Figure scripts
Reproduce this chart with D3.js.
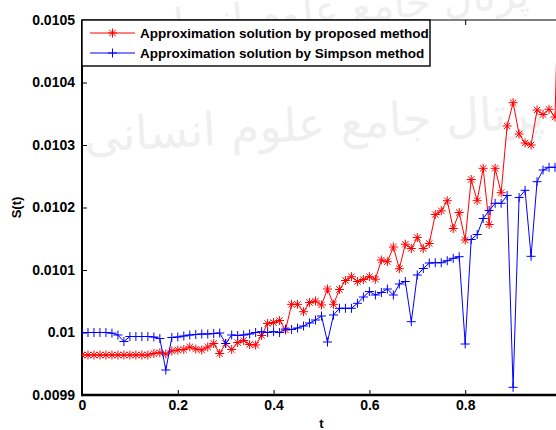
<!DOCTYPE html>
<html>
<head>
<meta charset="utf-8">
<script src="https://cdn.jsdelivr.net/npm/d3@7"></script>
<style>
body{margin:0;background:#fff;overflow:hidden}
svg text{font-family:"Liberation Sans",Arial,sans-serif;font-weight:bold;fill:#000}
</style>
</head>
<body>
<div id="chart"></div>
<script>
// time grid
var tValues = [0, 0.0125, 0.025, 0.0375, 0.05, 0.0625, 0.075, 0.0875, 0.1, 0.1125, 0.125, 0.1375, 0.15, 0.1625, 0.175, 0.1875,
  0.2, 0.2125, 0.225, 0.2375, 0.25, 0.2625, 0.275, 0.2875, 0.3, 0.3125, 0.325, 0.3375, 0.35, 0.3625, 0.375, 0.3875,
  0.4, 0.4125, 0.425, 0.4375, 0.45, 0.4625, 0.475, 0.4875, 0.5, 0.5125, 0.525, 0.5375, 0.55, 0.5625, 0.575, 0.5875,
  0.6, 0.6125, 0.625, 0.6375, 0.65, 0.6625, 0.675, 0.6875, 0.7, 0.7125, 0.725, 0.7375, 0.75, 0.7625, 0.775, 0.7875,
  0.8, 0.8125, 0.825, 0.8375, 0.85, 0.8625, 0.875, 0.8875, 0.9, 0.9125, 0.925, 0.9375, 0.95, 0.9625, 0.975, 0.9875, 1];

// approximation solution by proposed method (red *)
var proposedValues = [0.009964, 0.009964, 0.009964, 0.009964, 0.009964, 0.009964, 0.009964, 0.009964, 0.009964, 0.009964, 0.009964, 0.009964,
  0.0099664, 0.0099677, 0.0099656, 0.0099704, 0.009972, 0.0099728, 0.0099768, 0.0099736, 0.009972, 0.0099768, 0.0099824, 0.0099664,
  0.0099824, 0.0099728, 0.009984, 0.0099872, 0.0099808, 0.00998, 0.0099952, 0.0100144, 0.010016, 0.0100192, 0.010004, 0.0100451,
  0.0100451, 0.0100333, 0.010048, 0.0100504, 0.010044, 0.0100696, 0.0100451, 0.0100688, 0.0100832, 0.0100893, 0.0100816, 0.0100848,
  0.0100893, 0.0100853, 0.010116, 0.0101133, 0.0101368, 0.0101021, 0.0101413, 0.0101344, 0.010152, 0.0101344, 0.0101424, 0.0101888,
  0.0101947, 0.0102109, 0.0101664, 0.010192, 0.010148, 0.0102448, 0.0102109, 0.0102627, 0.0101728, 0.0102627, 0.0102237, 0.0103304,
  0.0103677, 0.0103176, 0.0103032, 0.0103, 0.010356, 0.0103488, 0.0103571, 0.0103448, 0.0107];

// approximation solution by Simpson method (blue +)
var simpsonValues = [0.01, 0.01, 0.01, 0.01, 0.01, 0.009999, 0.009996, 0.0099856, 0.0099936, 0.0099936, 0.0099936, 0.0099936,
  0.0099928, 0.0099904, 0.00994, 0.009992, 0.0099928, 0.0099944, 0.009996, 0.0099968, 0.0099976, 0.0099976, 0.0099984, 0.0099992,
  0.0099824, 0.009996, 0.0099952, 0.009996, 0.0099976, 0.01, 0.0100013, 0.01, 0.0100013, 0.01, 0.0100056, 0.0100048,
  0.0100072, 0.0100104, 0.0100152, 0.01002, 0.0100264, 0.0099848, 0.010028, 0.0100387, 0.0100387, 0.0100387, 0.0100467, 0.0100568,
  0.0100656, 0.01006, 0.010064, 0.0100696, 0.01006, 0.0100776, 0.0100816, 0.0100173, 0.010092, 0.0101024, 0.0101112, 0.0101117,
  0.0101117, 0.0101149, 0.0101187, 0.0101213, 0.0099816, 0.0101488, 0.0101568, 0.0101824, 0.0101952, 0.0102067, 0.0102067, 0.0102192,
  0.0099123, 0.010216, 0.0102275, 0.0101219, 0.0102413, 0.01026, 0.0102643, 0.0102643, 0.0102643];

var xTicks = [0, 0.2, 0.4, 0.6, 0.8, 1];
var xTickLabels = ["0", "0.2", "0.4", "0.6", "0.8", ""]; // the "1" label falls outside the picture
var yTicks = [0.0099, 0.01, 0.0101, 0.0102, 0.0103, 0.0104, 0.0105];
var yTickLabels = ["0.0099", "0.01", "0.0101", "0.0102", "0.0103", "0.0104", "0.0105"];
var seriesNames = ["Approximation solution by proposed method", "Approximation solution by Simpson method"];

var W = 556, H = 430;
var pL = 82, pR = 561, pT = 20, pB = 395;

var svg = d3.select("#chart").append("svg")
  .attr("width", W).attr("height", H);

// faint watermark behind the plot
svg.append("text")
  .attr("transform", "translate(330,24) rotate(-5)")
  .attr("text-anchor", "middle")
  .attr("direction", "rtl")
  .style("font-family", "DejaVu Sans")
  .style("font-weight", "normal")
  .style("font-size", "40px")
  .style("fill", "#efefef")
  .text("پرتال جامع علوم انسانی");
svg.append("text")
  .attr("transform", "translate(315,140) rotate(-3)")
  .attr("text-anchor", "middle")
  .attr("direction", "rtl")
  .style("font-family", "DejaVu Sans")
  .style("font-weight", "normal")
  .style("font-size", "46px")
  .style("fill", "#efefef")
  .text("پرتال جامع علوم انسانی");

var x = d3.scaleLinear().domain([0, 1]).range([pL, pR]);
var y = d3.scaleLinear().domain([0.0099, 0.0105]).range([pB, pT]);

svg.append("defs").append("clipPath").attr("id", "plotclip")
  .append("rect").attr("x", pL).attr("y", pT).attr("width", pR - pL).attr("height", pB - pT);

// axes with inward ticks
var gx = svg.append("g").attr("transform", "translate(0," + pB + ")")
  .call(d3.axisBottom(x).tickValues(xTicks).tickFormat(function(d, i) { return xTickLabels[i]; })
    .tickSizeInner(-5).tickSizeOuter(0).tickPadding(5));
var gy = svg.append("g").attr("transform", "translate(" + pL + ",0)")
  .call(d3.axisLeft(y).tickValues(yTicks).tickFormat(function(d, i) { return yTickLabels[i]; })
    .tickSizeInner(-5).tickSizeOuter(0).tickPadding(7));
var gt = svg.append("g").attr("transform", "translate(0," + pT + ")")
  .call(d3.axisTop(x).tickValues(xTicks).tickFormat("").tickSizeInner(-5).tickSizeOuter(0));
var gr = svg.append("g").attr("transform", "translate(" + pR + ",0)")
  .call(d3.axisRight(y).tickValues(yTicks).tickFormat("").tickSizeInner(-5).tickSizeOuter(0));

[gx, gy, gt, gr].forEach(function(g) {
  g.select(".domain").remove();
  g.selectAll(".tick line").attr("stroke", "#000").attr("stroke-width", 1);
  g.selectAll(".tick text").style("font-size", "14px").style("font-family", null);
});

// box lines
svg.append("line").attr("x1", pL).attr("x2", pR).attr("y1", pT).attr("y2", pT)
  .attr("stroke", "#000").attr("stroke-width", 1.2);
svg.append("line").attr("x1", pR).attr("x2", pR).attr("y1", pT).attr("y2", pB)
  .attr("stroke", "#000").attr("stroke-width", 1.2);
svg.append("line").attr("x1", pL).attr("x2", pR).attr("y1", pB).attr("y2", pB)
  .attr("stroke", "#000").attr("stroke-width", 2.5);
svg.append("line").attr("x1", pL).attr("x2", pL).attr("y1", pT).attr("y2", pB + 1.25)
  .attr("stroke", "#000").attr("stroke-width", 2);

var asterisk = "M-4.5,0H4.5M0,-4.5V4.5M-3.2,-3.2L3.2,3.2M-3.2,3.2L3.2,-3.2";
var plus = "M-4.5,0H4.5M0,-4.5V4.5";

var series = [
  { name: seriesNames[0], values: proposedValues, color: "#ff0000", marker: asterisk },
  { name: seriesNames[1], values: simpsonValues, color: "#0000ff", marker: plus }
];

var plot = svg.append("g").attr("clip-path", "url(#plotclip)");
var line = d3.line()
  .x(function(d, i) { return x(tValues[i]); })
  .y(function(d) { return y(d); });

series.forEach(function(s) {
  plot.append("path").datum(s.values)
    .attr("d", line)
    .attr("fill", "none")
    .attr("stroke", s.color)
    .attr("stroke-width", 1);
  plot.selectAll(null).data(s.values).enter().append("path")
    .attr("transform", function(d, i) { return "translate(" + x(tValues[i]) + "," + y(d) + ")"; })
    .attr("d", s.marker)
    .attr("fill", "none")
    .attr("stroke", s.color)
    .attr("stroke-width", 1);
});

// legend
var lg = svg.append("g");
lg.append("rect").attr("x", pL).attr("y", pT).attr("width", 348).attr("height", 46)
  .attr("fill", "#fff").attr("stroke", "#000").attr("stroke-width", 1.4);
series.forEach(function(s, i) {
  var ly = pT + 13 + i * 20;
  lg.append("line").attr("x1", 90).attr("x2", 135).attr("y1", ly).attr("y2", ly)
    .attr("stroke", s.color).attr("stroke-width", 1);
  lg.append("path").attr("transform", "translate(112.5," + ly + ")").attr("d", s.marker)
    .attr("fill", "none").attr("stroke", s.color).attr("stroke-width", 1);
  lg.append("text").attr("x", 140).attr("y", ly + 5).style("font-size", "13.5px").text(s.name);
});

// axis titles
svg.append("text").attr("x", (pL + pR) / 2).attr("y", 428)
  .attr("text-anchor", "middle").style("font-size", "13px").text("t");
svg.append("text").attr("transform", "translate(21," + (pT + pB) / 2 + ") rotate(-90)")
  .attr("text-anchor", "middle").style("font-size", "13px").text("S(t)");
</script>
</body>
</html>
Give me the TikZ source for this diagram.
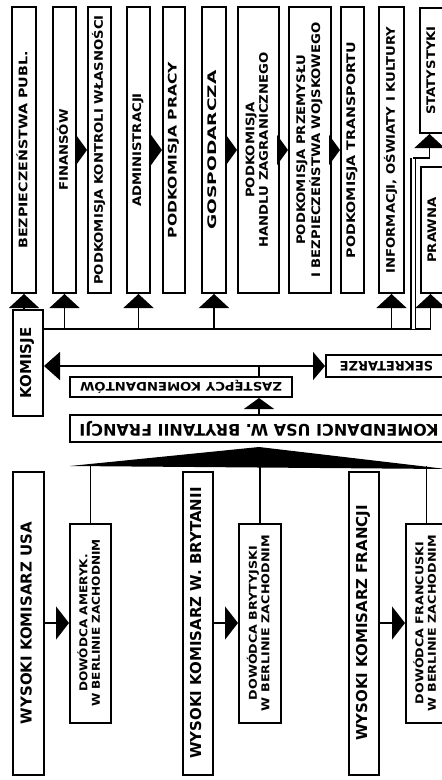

> [Short exercise]:
Report how many lines of the data hold the string "with"; give only the number.

> [Output of the task]:
2